Menyoal Kadar "Sopan" yang Kerap Jadi Alasan Meringankan Hukuman

Hakim dibolehkan menggunakan alasan sopan sebagai pertimbangan. Namun yang dipersoalkan  kadar kesopanan yang dijadikan acuan.

Menyoal Kadar
Terdakwa kasus pelanggaran prokes kekarantinaan kesehatan Rachel Vennya (keempat kanan) dan Salim Nauderer (kedua kanan) menjalani sidang acara pidana singkat di Pengadilan Negeri Tangerang, Kota Tangerang, Banten, Jumat (10/12/2021). ANTARA FOTO/Fauzan/rwa.

tirto.id - Dunia peradilan kembali mendapat sorotan. Hal ini tidak terlepas dari sejumlah perkara yang mendapat perhatian publik lantaran vonis yang terkesan meringankan terdakwa dengan alasan “sopan dalam persidangan.” Namun, kadar “kesopanan” ini kerap tidak jelas dan dinilai cendrung mengabaikan keadilan.

Sorotan ini berawal ketika publik menyoal vonis selebritas Rachel Vennya yang kabur dari masa karantina. Rachel divonis 4 bulan penjara dengan masa percobaan 8 bulan. Ia didenda Rp50 juta karena melanggar aturan kekarantinaan kesehatan. Padahal, Rachel menyuap seorang protokol bandara sebesar Rp40 juta agar tidak dikarantina di Wisma Atlet sepulang dari Amerika Serikat.

Selain Rachel, ada juga mantan kekasih Laura Anna, Gaga Muhammad. Ia dituntut 4,5 tahun penjara dan denda Rp10 juta. Menurut JPU, hal yang meringankan tuntutan pada terdakwa adalah bersikap “sopan” di persidangan, menyadari, menyesali perbuatannya, dan belum pernah dihukum kasus pidan lain.

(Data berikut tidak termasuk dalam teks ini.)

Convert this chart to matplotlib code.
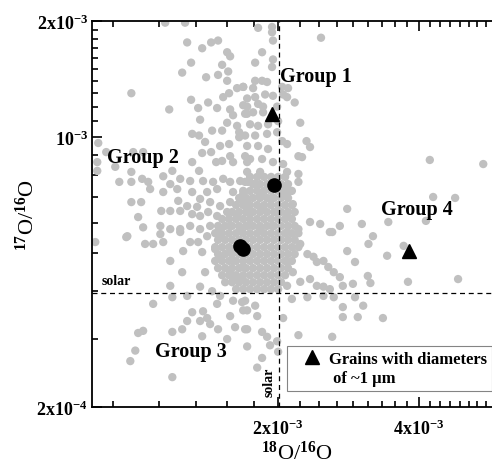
import matplotlib
matplotlib.use("Agg")
import matplotlib.pyplot as plt
from matplotlib.lines import Line2D
from matplotlib.ticker import NullFormatter
import numpy as np

plt.rcParams['font.family'] = ['Liberation Serif', 'DejaVu Serif']
plt.rcParams['font.weight'] = 'bold'
plt.rcParams['mathtext.fontset'] = 'custom'
plt.rcParams['mathtext.rm'] = 'Liberation Serif:bold'
plt.rcParams['mathtext.it'] = 'Liberation Serif:bold'
plt.rcParams['mathtext.bf'] = 'Liberation Serif:bold'

# grains: 18O/16O in units of 1e-3, 17O/16O in units of 1e-4
grain_o18 = [
    1.147, 1.265, 1.278, 1.438, 1.488, 1.376, 1.556, 1.579, 1.303, 1.518,
    1.247, 1.403, 1.488, 1.564, 1.556, 1.634, 1.684, 0.971, 1.571, 1.526,
    1.303, 1.417, 1.684, 1.170, 1.349, 1.481, 1.579, 1.602, 1.717, 1.362,
    1.634, 1.556, 1.310, 1.355, 1.445, 1.518, 1.651, 1.651, 1.396, 1.503,
    1.571, 1.717, 0.825, 0.821, 0.821, 0.858, 0.897, 0.980, 1.029, 1.310,
    1.376, 1.438, 1.474, 1.518, 1.579, 1.602, 1.700, 1.717, 1.188, 1.136,
    0.971, 0.915, 0.971, 1.024, 1.055, 1.065, 1.176, 1.235, 1.297, 1.355,
    1.382, 1.452, 1.526, 1.579, 1.659, 1.725, 0.971, 1.019, 1.136, 1.217,
    1.310, 1.362, 1.410, 1.481, 1.602, 1.684, 1.223, 1.278, 1.342, 1.431,
    1.503, 1.579, 1.659, 1.717, 1.004, 1.125, 1.176, 1.235, 1.310, 1.362,
    1.417, 1.481, 1.556, 1.634, 1.717, 1.029, 1.120, 1.176, 1.235, 1.297,
    1.362, 1.431, 1.503, 1.579, 1.659, 0.952, 1.120,
    1.812, 1.941, 1.941, 1.950, 2.47, 1.786, 1.848, 1.950, 1.941, 1.786,
    1.848, 1.684, 1.768, 1.894, 2.04, 2.10, 1.717, 1.786, 1.876, 1.950,
    2.05, 2.09, 2.17, 1.717, 1.812, 1.857, 1.99, 1.700, 1.768, 1.857,
    1.742, 1.812, 1.903, 2.00, 2.23, 1.700, 1.786, 1.894, 1.99, 2.04,
    2.09, 2.30, 2.34, 1.812, 1.903, 2.21, 2.25, 4.22, 5.49, 1.742,
    1.848, 1.950, 2.05, 1.717, 1.830, 2.09, 2.21, 2.21, 1.700, 1.786,
    2.07, 1.717, 1.830, 1.922, 2.05, 2.12, 2.15, 2.81, 4.29, 4.78,
    1.742, 1.857, 1.99, 2.09, 2.34, 2.46, 2.71, 3.02, 3.44, 4.14,
    2.58, 3.19, 1.717, 1.830, 1.950, 2.09, 2.21,
    0.813, 0.947, 1.039, 1.081, 1.136, 1.235, 1.253, 1.297, 1.349, 1.410,
    1.176, 1.247, 1.376, 1.396, 1.467, 1.503, 1.503, 1.579, 1.602, 1.717,
    1.579, 1.602, 1.684, 1.675, 1.176, 1.362, 1.445, 1.503, 1.278, 1.188,
    1.081, 1.310, 1.382, 1.410, 1.481, 1.602, 1.675, 1.579, 1.717, 1.278,
    1.362, 1.431, 1.488, 1.247, 1.188, 1.004, 1.029, 1.376, 1.556, 1.618,
    1.717, 1.717, 0.990, 0.966, 1.188,
    2.61, 3.12, 3.71, 3.42, 2.81, 2.23, 2.31, 2.38, 2.42, 2.50,
    2.56, 2.92, 2.63, 2.71, 3.11, 3.15, 3.79, 4.85, 2.89, 2.75,
    2.09, 2.15, 2.23, 2.34, 2.42, 2.50, 2.58, 2.09, 2.14, 2.31,
    2.50, 2.63, 2.92, 3.04, 2.75, 2.75, 2.96, 3.35, 2.05, 2.21,
    2.61, 1.700, 1.786, 1.684, 1.804, 1.700, 1.848, 1.894, 1.848, 1.99,
    2.00, 1.804, 1.922,
]
grain_o17 = [
    19.8, 19.8, 17.6, 17.6, 17.8, 17.0, 16.6, 16.2, 15.6, 15.4,
    14.7, 14.3, 14.5, 14.8, 14.0, 13.4, 13.5, 13.0, 13.0, 12.7,
    12.5, 12.3, 12.1, 11.8, 11.9, 11.9, 11.8, 11.4, 11.5, 11.1,
    10.7, 10.9, 10.2, 10.1, 10.4, 10.4, 10.3, 10.0, 9.72, 9.49,
    9.60, 9.49, 9.66, 8.62, 8.18, 9.15, 8.38, 9.15, 9.15, 8.62,
    9.10, 9.15, 8.62, 8.68, 8.93, 8.62, 8.93, 8.62, 8.18, 7.92,
    8.13, 7.66, 7.66, 7.80, 7.66, 7.34, 7.56, 7.80, 7.70, 8.18,
    7.70, 7.66, 7.80, 7.66, 7.70, 7.66, 6.79, 6.79, 7.21, 7.34,
    7.21, 6.92, 7.21, 7.34, 7.21, 7.13, 6.84, 6.63, 6.60, 6.79,
    6.63, 6.79, 6.92, 6.71, 6.21, 6.44, 6.44, 6.44, 6.32, 6.25,
    6.40, 6.25, 6.40, 6.25, 6.40, 5.84, 5.89, 5.78, 5.78, 5.89,
    5.78, 5.89, 5.78, 5.89, 5.78, 5.54, 5.61,
    19.2, 19.3, 18.7, 17.8, 18.1, 15.6, 16.6, 15.9, 15.2, 14.0,
    14.0, 13.5, 13.4, 13.9, 13.5, 13.4, 12.6, 12.7, 12.9, 12.8,
    12.9, 12.7, 12.3, 12.0, 12.2, 12.0, 12.0, 11.5, 11.6, 11.6,
    10.8, 10.7, 10.8, 11.0, 10.9, 10.1, 10.1, 10.2, 10.3, 9.77,
    9.60, 9.77, 9.43, 9.49, 9.32, 8.93, 8.88, 8.73, 8.52, 8.78,
    8.78, 8.62, 8.52, 8.13, 8.13, 8.13, 8.03, 7.66, 7.66, 7.56,
    7.47, 6.92, 7.04, 6.92, 7.04, 7.26, 6.71, 6.52, 7.00, 6.96,
    6.40, 6.52, 6.40, 6.32, 6.03, 5.96, 5.89, 5.96, 6.03, 6.07,
    5.68, 5.54, 5.89, 5.78, 5.89, 5.68, 5.78,
    5.35, 5.51, 5.29, 5.29, 5.35, 5.68, 5.07, 5.35, 5.35, 5.54,
    4.78, 4.47, 5.04, 4.47, 5.13, 4.90, 5.51, 5.04, 4.78, 5.04,
    4.47, 4.29, 4.61, 4.29, 4.12, 4.10, 3.99, 3.88, 3.88, 3.85,
    3.70, 3.52, 3.54, 3.40, 3.70, 3.77, 3.74, 3.44, 3.56, 3.34,
    3.34, 3.28, 3.18, 3.18, 3.13, 3.11, 3.15, 3.05, 3.00, 3.22,
    3.18, 2.87, 2.80, 2.63, 2.39,
    5.68, 5.29, 5.23, 4.93, 5.07, 5.29, 4.98, 4.90, 4.75, 4.78,
    4.61, 4.75, 4.47, 4.34, 4.37, 4.19, 4.22, 4.29, 4.17, 4.12,
    4.75, 4.47, 4.22, 4.29, 4.12, 4.10, 4.04, 4.12, 3.81, 3.85,
    3.88, 3.85, 3.85, 3.66, 3.63, 3.42, 3.42, 3.40, 3.40, 3.07,
    3.04, 3.77, 3.66, 3.56, 3.44, 3.18, 3.13, 3.04, 2.68, 2.96,
    2.78, 2.53, 2.89,
]

# dense cluster near solar, read row by row (17O/16O of each row, 18O/16O of its grains)
core_o17 = [7.89, 7.56, 7.26, 6.96, 6.67, 6.40, 6.14, 5.89, 5.64,
            5.42, 5.19, 4.98, 4.78, 4.58, 4.39, 4.21, 4.04]
core_o18 = [
    [1.742, 1.804, 1.867, 1.932, 2.00, 2.07],
    [1.768, 1.830, 1.894, 1.961, 2.03, 2.10],
    [1.684, 1.742, 1.804, 1.867, 1.932, 2.00, 2.07, 2.14],
    [1.651, 1.708, 1.768, 1.830, 1.894, 1.961, 2.03, 2.10],
    [1.626, 1.684, 1.742, 1.804, 1.867, 1.932, 2.00, 2.07, 2.14],
    [1.595, 1.651, 1.708, 1.768, 1.830, 1.894, 1.961, 2.03, 2.10, 2.17],
    [1.518, 1.571, 1.626, 1.684, 1.742, 1.804, 1.867, 1.932, 2.00, 2.07, 2.14],
    [1.488, 1.541, 1.595, 1.651, 1.708, 1.768, 1.830, 1.894, 1.961, 2.03, 2.10, 2.17],
    [1.467, 1.518, 1.571, 1.626, 1.684, 1.742, 1.804, 1.867, 1.932, 2.00, 2.07, 2.14, 2.21],
    [1.488, 1.541, 1.595, 1.651, 1.708, 1.768, 1.830, 1.894, 1.961, 2.03, 2.10, 2.17],
    [1.467, 1.518, 1.571, 1.626, 1.684, 1.742, 1.804, 1.867, 1.932, 2.00, 2.07, 2.14, 2.21],
    [1.488, 1.541, 1.595, 1.651, 1.708, 1.768, 1.830, 1.894, 1.961, 2.03, 2.10, 2.17],
    [1.467, 1.518, 1.571, 1.626, 1.684, 1.742, 1.804, 1.867, 1.932, 2.00, 2.07, 2.14],
    [1.488, 1.541, 1.595, 1.651, 1.708, 1.768, 1.830, 1.894, 1.961, 2.03, 2.10],
    [1.518, 1.571, 1.626, 1.684, 1.742, 1.804, 1.867, 1.932, 2.00, 2.07],
    [1.541, 1.595, 1.651, 1.708, 1.768, 1.830, 1.894, 1.961, 2.03],
    [1.626, 1.684, 1.742, 1.804, 1.867, 1.932, 2.00],
]

# ~1 um grains
tri_o18 = [1.94, 3.80]
tri_o17 = [11.48, 5.06]
circ_o18 = [1.96, 1.66, 1.68]
circ_o17 = [7.53, 5.23, 5.13]

solar_o18 = 2.005e-3
solar_o17 = 3.95e-4

x_major = [2e-3, 4e-3]
x_labels = ['2x10$^{-3}$', '4x10$^{-3}$']
y_major = [2e-4, 1e-3, 2e-3]
y_labels = ['2x10$^{-4}$', '10$^{-3}$', '2x10$^{-3}$']

# build arrays
gx = np.array(grain_o18) * 1e-3
gy = np.array(grain_o17) * 1e-4
cx = np.concatenate([np.array(r) for r in core_o18]) * 1e-3
cy = np.concatenate([[v] * len(r) for v, r in zip(core_o17, core_o18)]) * 1e-4

fig = plt.figure(figsize=(4.92, 4.64), dpi=100)
ax = fig.add_axes([92 / 492, 56 / 464, 409.3 / 492, 386 / 464])
ax.set_xscale('log')
ax.set_yscale('log')
ax.set_xlim(0.8e-3, 6e-3)
ax.set_ylim(2e-4, 2e-3)

grey = '#c0c0c0'
ax.scatter(cx, cy, s=36, c=grey, edgecolors='none', zorder=2)
ax.scatter(gx, gy, s=36, c=grey, edgecolors='none', zorder=2)

ax.axhline(solar_o17, color='k', lw=0.9, ls=(0, (4, 3)), zorder=3)
ax.axvline(solar_o18, color='k', lw=0.9, ls=(0, (4, 3)), zorder=3)

ax.plot(np.array(circ_o18) * 1e-3, np.array(circ_o17) * 1e-4, 'o', color='k',
        markersize=9.5, zorder=4)
ax.plot(np.array(tri_o18) * 1e-3, np.array(tri_o17) * 1e-4, '^', color='k',
        markersize=10, zorder=4)

# labels
ax.text(0.838e-3, 4.25e-4, 'solar', fontsize=10, ha='left', va='center')
ax.text(1.915e-3, 2.33e-4, 'solar', fontsize=10, rotation=90, ha='center', va='center')
ax.text(2.02e-3, 14.4e-4, 'Group 1', fontsize=14.5, ha='left', va='center')
ax.text(0.862e-3, 8.88e-4, 'Group 2', fontsize=14.5, ha='left', va='center')
ax.text(1.092e-3, 2.80e-4, 'Group 3', fontsize=14.5, ha='left', va='center')
ax.text(3.32e-3, 6.52e-4, 'Group 4', fontsize=14.5, ha='left', va='center')

# ticks
ax.set_xticks(x_major, labels=x_labels)
ax.set_xticks([k * 2e-3 / 9 for k in range(4, 28) if k % 9 != 0], minor=True)
ax.set_yticks(y_major, labels=y_labels)
ax.set_yticks([k * 1e-4 for k in range(3, 20) if k != 10], minor=True)
ax.xaxis.set_minor_formatter(NullFormatter())
ax.yaxis.set_minor_formatter(NullFormatter())
ax.tick_params(which='both', direction='in', top=True, right=False, width=1.2)
ax.tick_params(which='major', length=7, labelsize=13)
ax.tick_params(which='minor', length=4.5)
ax.tick_params(axis='x', which='major', pad=8)
ax.tick_params(axis='y', which='major', pad=3)
for s in ax.spines.values():
    s.set_linewidth(1.3)
ax.spines['right'].set_visible(False)

ax.set_xlabel('$^{18}$O/$^{16}$O', fontsize=16, labelpad=2)
ax.set_ylabel('$^{17}$O/$^{16}$O', fontsize=16, labelpad=-2)

# legend
h1 = Line2D([], [], ls='none', marker='^', color='k', markersize=10)
h2 = Line2D([], [], ls='none')
leg = ax.legend([h1, h2], ['Grains with diameters', ' of ~1 μm'],
                loc='lower left', bbox_to_anchor=(287 / 492, (464 - 392) / 464),
                bbox_transform=fig.transFigure, prop={'size': 12, 'weight': 'bold'},
                frameon=True, fancybox=False, borderpad=0.3, labelspacing=0.2,
                handlelength=2.4, handletextpad=-0.2, borderaxespad=0)
leg.get_frame().set_edgecolor('#666666')
leg.get_frame().set_linewidth(0.8)
leg.set_zorder(5)

fig.savefig('out.png', dpi=100)
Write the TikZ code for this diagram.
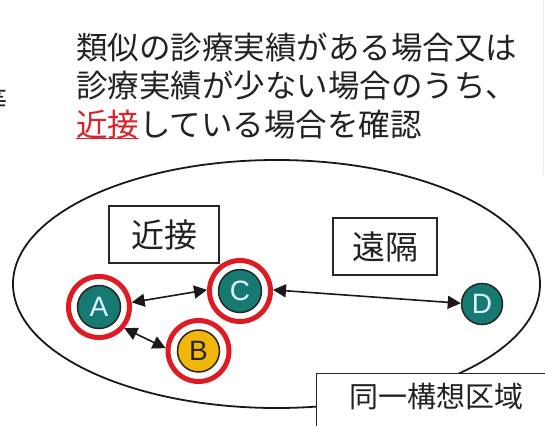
\documentclass[tikz,border=0pt]{standalone}
\usepackage{fontspec}
\newfontfamily\jp{Noto Sans CJK JP}
\newfontfamily\lat{Liberation Sans}
\usetikzlibrary{arrows.meta,shapes.geometric}
\definecolor{tealc}{HTML}{167A72}
\definecolor{ringred}{HTML}{E01A22}
\definecolor{yel}{HTML}{F2B705}
\definecolor{txtred}{HTML}{D8232A}
\definecolor{txt}{HTML}{222222}
\newcommand\myul[1]{\setbox0\hbox{#1}\rlap{\rule[-3pt]{\wd0}{1.4pt}}\box0}
\tikzset{
  labelbox/.style={draw=black!85, line width=1.4pt, fill=white, inner sep=0pt, text=txt,
    font=\jp\fontsize{33}{33}\selectfont},
  ringnode/.style={circle, draw=ringred, line width=5pt, minimum size=61pt, inner sep=0pt},
  ball/.style={circle, draw=black!85, line width=1.5pt, minimum size=43pt, inner sep=0pt,
    font=\lat\fontsize{28}{28}\selectfont},
  tealball/.style={ball, fill=tealc, text=white!88!cyan},
  yelball/.style={ball, fill=yel, text=black!85},
  conn/.style={{Triangle[length=13pt,width=13pt]}-{Triangle[length=13pt,width=13pt]}, line width=1.6pt, black!90}
}
\begin{document}
\begin{tikzpicture}[x=1pt,y=-1pt]
\useasboundingbox (0,0) rectangle (545,425);
\fill[white] (0,0) rectangle (545,425);
\draw[gray!15, line width=1pt] (543,0) -- (543,175);
% cut-off fragment at left edge
\node[anchor=base east, inner sep=0pt, text=txt, font=\jp\fontsize{28}{28}\selectfont] (frag) at (8,111) {等};
% title
\node[anchor=base west, inner sep=0pt, align=left, text=txt,
      font=\jp\fontsize{31.5}{38.5}\selectfont] (title) at (76,136)
  {類似の診療実績がある場合又は\\診療実績が少ない場合のうち、\\{\color{txtred}\myul{近接}}している場合を確認};
% region ellipse
\node[ellipse, draw=black!90, line width=1.8pt, minimum width=527pt, minimum height=248pt, inner sep=0pt] (region) at (276.5,284) {};
% region box
\node[draw=black!85, line width=1.4pt, fill=white, anchor=north west, minimum width=260pt, minimum height=80pt, inner sep=0pt] (regionbox) at (316,373) {};
\node[inner sep=0pt, text=txt, font=\jp\fontsize{29}{29}\selectfont] (regionlabel) at (436,396.5) {同一構想区域};
% label boxes
\node[labelbox, minimum width=110pt, minimum height=57pt] (near) at (164,234.5) {近接};
\node[labelbox, minimum width=104pt, minimum height=57pt] (far) at (385,246.5) {遠隔};
% nodes
\node[ringnode] (A) at (99,307) {};
\node[tealball] (Ab) at (A) {A};
\node[ringnode] (B) at (198.5,351) {};
\node[yelball, minimum size=42pt] (Bb) at (B) {B};
\node[ringnode] (C) at (240,291) {};
\node[tealball] (Cb) at (C) {C};
\node[tealball, minimum size=41pt] (D) at (482,304) {D};
% connectors
\draw[conn] (A.8) -- (C.178);
\draw[conn] (A.-40) -- (B.175);
\draw[conn] (C.2) -- (D.178);
\end{tikzpicture}
\end{document}
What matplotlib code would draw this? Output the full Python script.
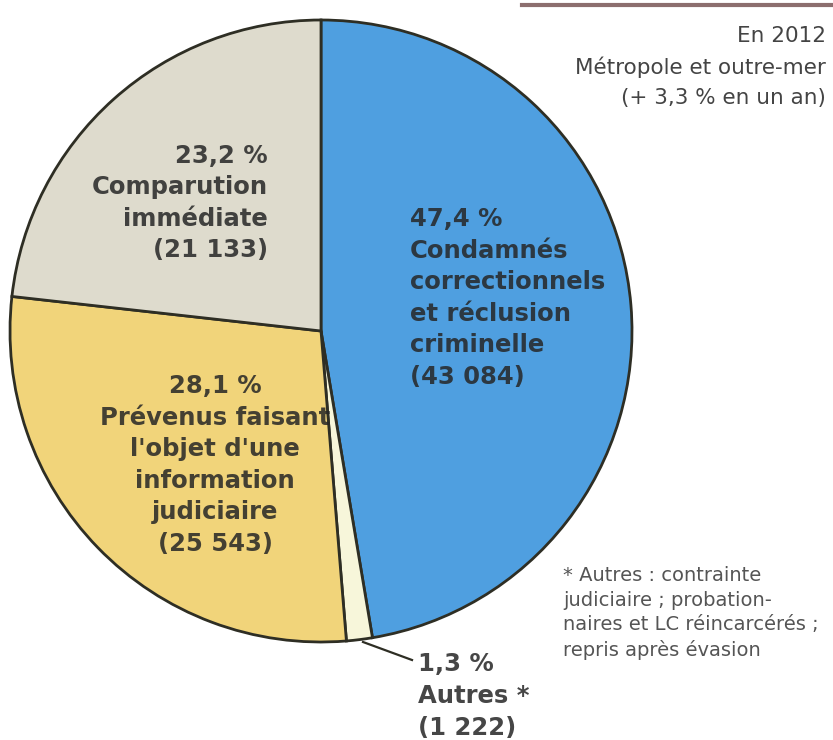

Dalam catatan Tirto, penggunaan pertimbangan “sopan” dalam persidangan menjadi hal yang meringankan hukuman tidak hanya baru-baru ini. Dalam kasus korupsi, tidak sedikit koruptor mendapatkan pertimbangan meringankan karena berlaku sopan dalam persidangan. Sebut saja eks Ketua DPR Setya Novanto.

Pada tingkat pertama, vonis Novanto adalah 15 tahun penjara serta denda sebesar Rp500 juta subsider 3 bulan kurungan. Hakim yang berasal dari PN Jakarta Pusat pun memvonis pidana pengganti kepada Novanto berupa pengembalian kerugian negara sebesar 7,3 juta dolar AS dikurangi uang pengganti Novanto sebesar Rp5 miliar. Ia pun dikenakan hukuman pencabutan hak politik selama 5 tahun.

Namun hukuman Novanto lebih rendah daripada tuntutan JPU yang menuntut 16 tahun penjara dan denda sebesar Rp1 miliar. Dalam pertimbangan hakim, mereka menggunakan alasan “sopan” dalam persidangan sebagai hal yang meringankan vonis Novanto.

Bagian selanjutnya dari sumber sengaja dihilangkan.